Find every line in the records below that holds the word "code", and copy it out.

START

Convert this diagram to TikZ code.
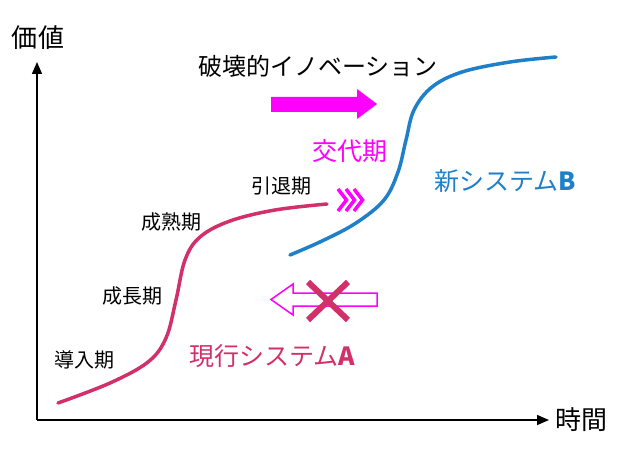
\documentclass[tikz,border=0pt]{standalone}
\usepackage{fontspec}
\setmainfont{Noto Sans CJK JP}
\usetikzlibrary{arrows.meta}
\definecolor{mag}{HTML}{FF00FF}
\definecolor{crim}{HTML}{D1306A}
\definecolor{bluec}{HTML}{1F7FC9}
\tikzset{
  lbl/.style={inner sep=0pt, font=\fontsize{20}{22}\selectfont},
  big/.style={inner sep=0pt, font=\fontsize{25}{27}\selectfont},
  axis/.style={line width=1.5pt, -{Triangle[length=12pt,width=10pt]}},
  curve/.style={line width=3.5pt, line cap=round}
}
\begin{document}
\begin{tikzpicture}[x=1pt,y=-1pt]
\useasboundingbox (0,0) rectangle (620,465);
\fill[white] (0,0) rectangle (620,465);
% axes
\coordinate (O) at (37,420);
\coordinate (ytop) at (37,62);
\coordinate (xend) at (549,420);
\draw[axis] (O) -- (ytop);
\draw[axis] (O) -- (xend);
\node[big, font=\fontsize{26}{28}\selectfont] (yl) at (38,38) {価値};
\node[big, font=\fontsize{26}{28}\selectfont] (xl) at (581,420) {時間};
% title
\node[big, font=\fontsize{24}{26}\selectfont] (title) at (318,66) {破壊的イノベーション};
% forward arrow
\fill[mag] (271,97) -- (357,97) -- (357,89) -- (377,104) -- (357,119) -- (357,112) -- (271,112) -- cycle;
\node[big, text=mag] (kotai) at (350,151) {交代期};
% red curve
\draw[curve, crim] plot[smooth, tension=0.6] coordinates {(58,403) (110,383) (148,362) (166,338) (176,300) (185,260) (200,237) (230,221) (275,210) (327,204)};
% blue curve
\draw[curve, bluec] plot[smooth, tension=0.6] coordinates {(290,255) (322,241) (356,223) (384,200) (398,172) (406,140) (414,110) (432,87) (462,72) (510,62) (556,57)};
% chevrons
\foreach \cx in {338,346,354}{
  \draw[mag, line width=3.5pt] (\cx,189) -- (\cx+8.5,200) -- (\cx,211);
}
% labels
\node[lbl] (intai) at (281,186) {引退期};
\node[lbl] (seijuku) at (171,222) {成熟期};
\node[lbl] (seicho) at (132,296) {成長期};
\node[lbl] (donyu) at (84,360) {導入期};
\node[big, text=crim] (sysA) at (272,356) {現行システム{\bfseries A}};
\node[big, text=bluec] (sysB) at (505,181) {新システム{\bfseries B}};
% backward hollow arrow
\draw[mag, line width=1.5pt, fill=white] (377,293) -- (293,293) -- (293,284) -- (271,299.5) -- (293,315) -- (293,306) -- (377,306) -- cycle;
% cross
\draw[crim, line width=6pt] (308,282) -- (348,320);
\draw[crim, line width=6pt] (348,282) -- (308,320);
\end{tikzpicture}
\end{document}
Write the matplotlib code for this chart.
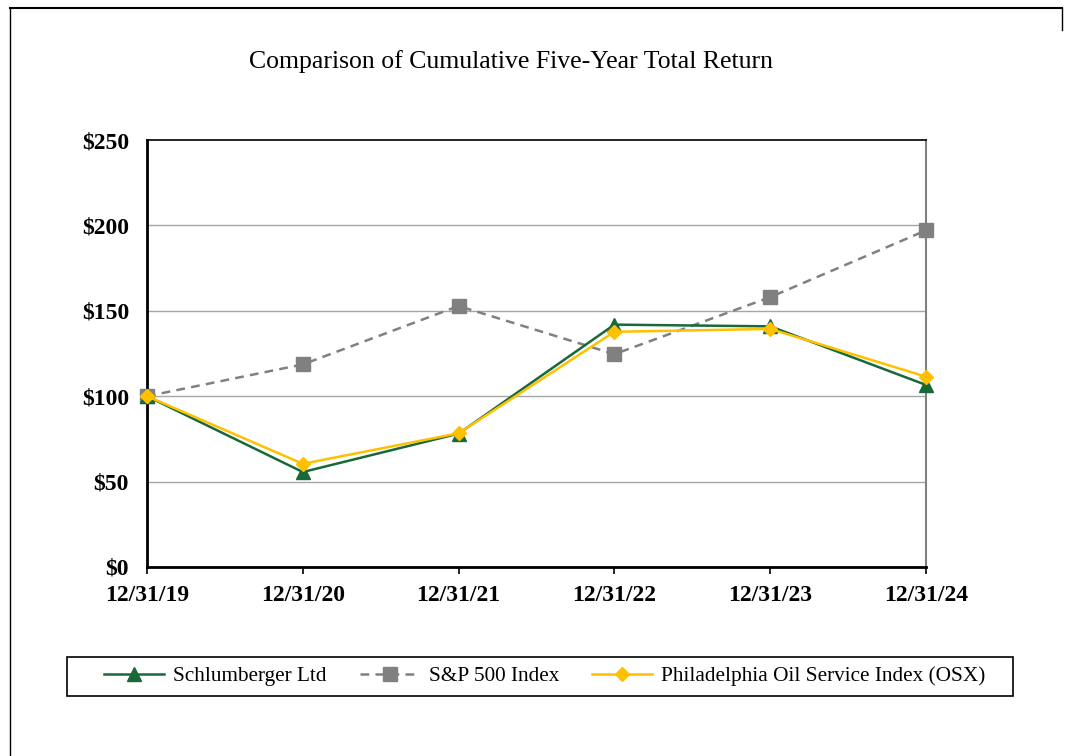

END

= THE REPLY =
Convert this diagram to TikZ code.
Write the matplotlib code for this chart.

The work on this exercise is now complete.